● **Information supplied**:
--- Begin ---
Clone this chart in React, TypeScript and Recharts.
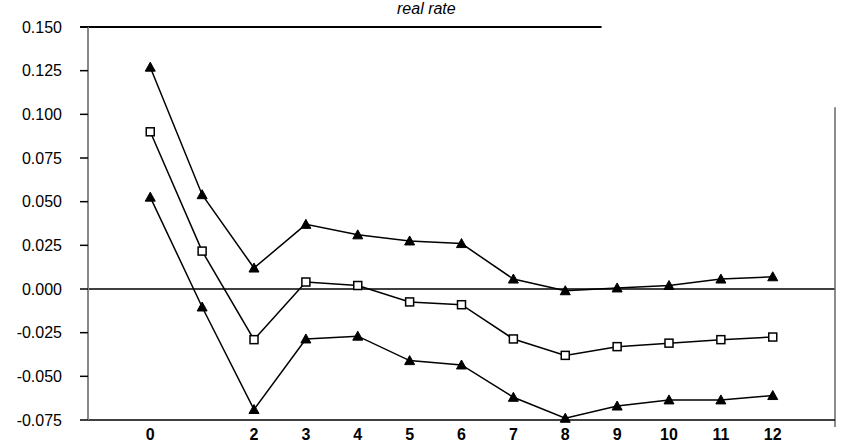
import { LineChart, Line, XAxis, YAxis, ReferenceLine } from "recharts";

const horizons = [0, 1, 2, 3, 4, 5, 6, 7, 8, 9, 10, 11, 12];
const xTicks = [0, 2, 3, 4, 5, 6, 7, 8, 9, 10, 11, 12];
const upperBand = [0.127, 0.054, 0.012, 0.037, 0.031, 0.0275, 0.026, 0.0057, -0.001, 0.0006, 0.002, 0.0057, 0.007];
const response = [0.09, 0.0217, -0.029, 0.004, 0.002, -0.0074, -0.009, -0.0286, -0.038, -0.033, -0.031, -0.029, -0.0275];
const lowerBand = [0.0526, -0.0103, -0.069, -0.0286, -0.027, -0.041, -0.0435, -0.062, -0.074, -0.067, -0.0635, -0.0635, -0.061];
const yTicks = [-0.075, -0.05, -0.025, 0, 0.025, 0.05, 0.075, 0.1, 0.125, 0.15];

const data = horizons.map((h, i) => ({
  h,
  upper: upperBand[i],
  mid: response[i],
  lower: lowerBand[i],
}));

const Triangle = (props: any) => {
  const { cx, cy } = props;
  if (cx == null || cy == null) return null;
  return (
    <polygon
      points={`${cx},${cy - 5} ${cx - 5},${cy + 4} ${cx + 5},${cy + 4}`}
      fill="#000"
      stroke="#000"
      strokeWidth={1}
    />
  );
};

const Square = (props: any) => {
  const { cx, cy } = props;
  if (cx == null || cy == null) return null;
  return (
    <rect x={cx - 4} y={cy - 4} width={8} height={8} fill="#fff" stroke="#000" strokeWidth={1.5} />
  );
};

const font = "'Liberation Sans', Arial, sans-serif";

export default function App() {
  return (
    <div style={{ position: "fixed", left: 0, top: 0, width: 844, height: 444, background: "#fff" }}>
      <div
        style={{
          position: "absolute",
          left: 397,
          top: 0,
          fontFamily: font,
          fontStyle: "italic",
          fontSize: 16,
          color: "#000",
        }}
      >
        real rate
      </div>
      <LineChart width={844} height={444} data={data} margin={{ top: 27, right: 9, bottom: 0, left: 0 }}>
        <XAxis
          dataKey="h"
          type="number"
          domain={[-1.2, 13.2]}
          ticks={xTicks}
          interval={0}
          tickLine={false}
          axisLine={{ stroke: "#000", strokeWidth: 1.5 }}
          height={24}
          tick={{ fill: "#000", fontFamily: font, fontSize: 16, fontWeight: "bold" }}
          tickMargin={3}
        />
        <YAxis
          type="number"
          domain={[-0.075, 0.15]}
          ticks={yTicks}
          interval={0}
          width={88}
          tickSize={8}
          tickLine={{ stroke: "#000", strokeWidth: 1.5 }}
          axisLine={{ stroke: "#888", strokeWidth: 2 }}
          tickFormatter={(v: number) => v.toFixed(3)}
          tick={{ fill: "#000", fontFamily: font, fontSize: 16 }}
          tickMargin={18}
        />
        <ReferenceLine y={0} stroke="#000" strokeWidth={1.5} />
        <ReferenceLine
          segment={[{ x: -1.35, y: 0.15 }, { x: 8.7, y: 0.15 }]}
          stroke="#000"
          strokeWidth={2}
          ifOverflow="visible"
        />
        <ReferenceLine
          segment={[{ x: 13.2, y: 0.104 }, { x: 13.2, y: -0.079 }]}
          stroke="#666"
          strokeWidth={1.5}
          ifOverflow="visible"
        />
        <Line dataKey="upper" stroke="#000" strokeWidth={1.5} dot={<Triangle />} isAnimationActive={false} />
        <Line dataKey="mid" stroke="#000" strokeWidth={1.5} dot={<Square />} isAnimationActive={false} />
        <Line dataKey="lower" stroke="#000" strokeWidth={1.5} dot={<Triangle />} isAnimationActive={false} />
      </LineChart>
    </div>
  );
}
--- End ---
● **Set exercise**: Are you able to set down all the lines above exactly, without any pictures?

● **Reply to the exercise**:
Clone this chart in React, TypeScript and Recharts.
import { LineChart, Line, XAxis, YAxis, ReferenceLine } from "recharts";

const horizons = [0, 1, 2, 3, 4, 5, 6, 7, 8, 9, 10, 11, 12];
const xTicks = [0, 2, 3, 4, 5, 6, 7, 8, 9, 10, 11, 12];
const upperBand = [0.127, 0.054, 0.012, 0.037, 0.031, 0.0275, 0.026, 0.0057, -0.001, 0.0006, 0.002, 0.0057, 0.007];
const response = [0.09, 0.0217, -0.029, 0.004, 0.002, -0.0074, -0.009, -0.0286, -0.038, -0.033, -0.031, -0.029, -0.0275];
const lowerBand = [0.0526, -0.0103, -0.069, -0.0286, -0.027, -0.041, -0.0435, -0.062, -0.074, -0.067, -0.0635, -0.0635, -0.061];
const yTicks = [-0.075, -0.05, -0.025, 0, 0.025, 0.05, 0.075, 0.1, 0.125, 0.15];

const data = horizons.map((h, i) => ({
  h,
  upper: upperBand[i],
  mid: response[i],
  lower: lowerBand[i],
}));

const Triangle = (props: any) => {
  const { cx, cy } = props;
  if (cx == null || cy == null) return null;
  return (
    <polygon
      points={`${cx},${cy - 5} ${cx - 5},${cy + 4} ${cx + 5},${cy + 4}`}
      fill="#000"
      stroke="#000"
      strokeWidth={1}
    />
  );
};

const Square = (props: any) => {
  const { cx, cy } = props;
  if (cx == null || cy == null) return null;
  return (
    <rect x={cx - 4} y={cy - 4} width={8} height={8} fill="#fff" stroke="#000" strokeWidth={1.5} />
  );
};

const font = "'Liberation Sans', Arial, sans-serif";

export default function App() {
  return (
    <div style={{ position: "fixed", left: 0, top: 0, width: 844, height: 444, background: "#fff" }}>
      <div
        style={{
          position: "absolute",
          left: 397,
          top: 0,
          fontFamily: font,
          fontStyle: "italic",
          fontSize: 16,
          color: "#000",
        }}
      >
        real rate
      </div>
      <LineChart width={844} height={444} data={data} margin={{ top: 27, right: 9, bottom: 0, left: 0 }}>
        <XAxis
          dataKey="h"
          type="number"
          domain={[-1.2, 13.2]}
          ticks={xTicks}
          interval={0}
          tickLine={false}
          axisLine={{ stroke: "#000", strokeWidth: 1.5 }}
          height={24}
          tick={{ fill: "#000", fontFamily: font, fontSize: 16, fontWeight: "bold" }}
          tickMargin={3}
        />
        <YAxis
          type="number"
          domain={[-0.075, 0.15]}
          ticks={yTicks}
          interval={0}
          width={88}
          tickSize={8}
          tickLine={{ stroke: "#000", strokeWidth: 1.5 }}
          axisLine={{ stroke: "#888", strokeWidth: 2 }}
          tickFormatter={(v: number) => v.toFixed(3)}
          tick={{ fill: "#000", fontFamily: font, fontSize: 16 }}
          tickMargin={18}
        />
        <ReferenceLine y={0} stroke="#000" strokeWidth={1.5} />
        <ReferenceLine
          segment={[{ x: -1.35, y: 0.15 }, { x: 8.7, y: 0.15 }]}
          stroke="#000"
          strokeWidth={2}
          ifOverflow="visible"
        />
        <ReferenceLine
          segment={[{ x: 13.2, y: 0.104 }, { x: 13.2, y: -0.079 }]}
          stroke="#666"
          strokeWidth={1.5}
          ifOverflow="visible"
        />
        <Line dataKey="upper" stroke="#000" strokeWidth={1.5} dot={<Triangle />} isAnimationActive={false} />
        <Line dataKey="mid" stroke="#000" strokeWidth={1.5} dot={<Square />} isAnimationActive={false} />
        <Line dataKey="lower" stroke="#000" strokeWidth={1.5} dot={<Triangle />} isAnimationActive={false} />
      </LineChart>
    </div>
  );
}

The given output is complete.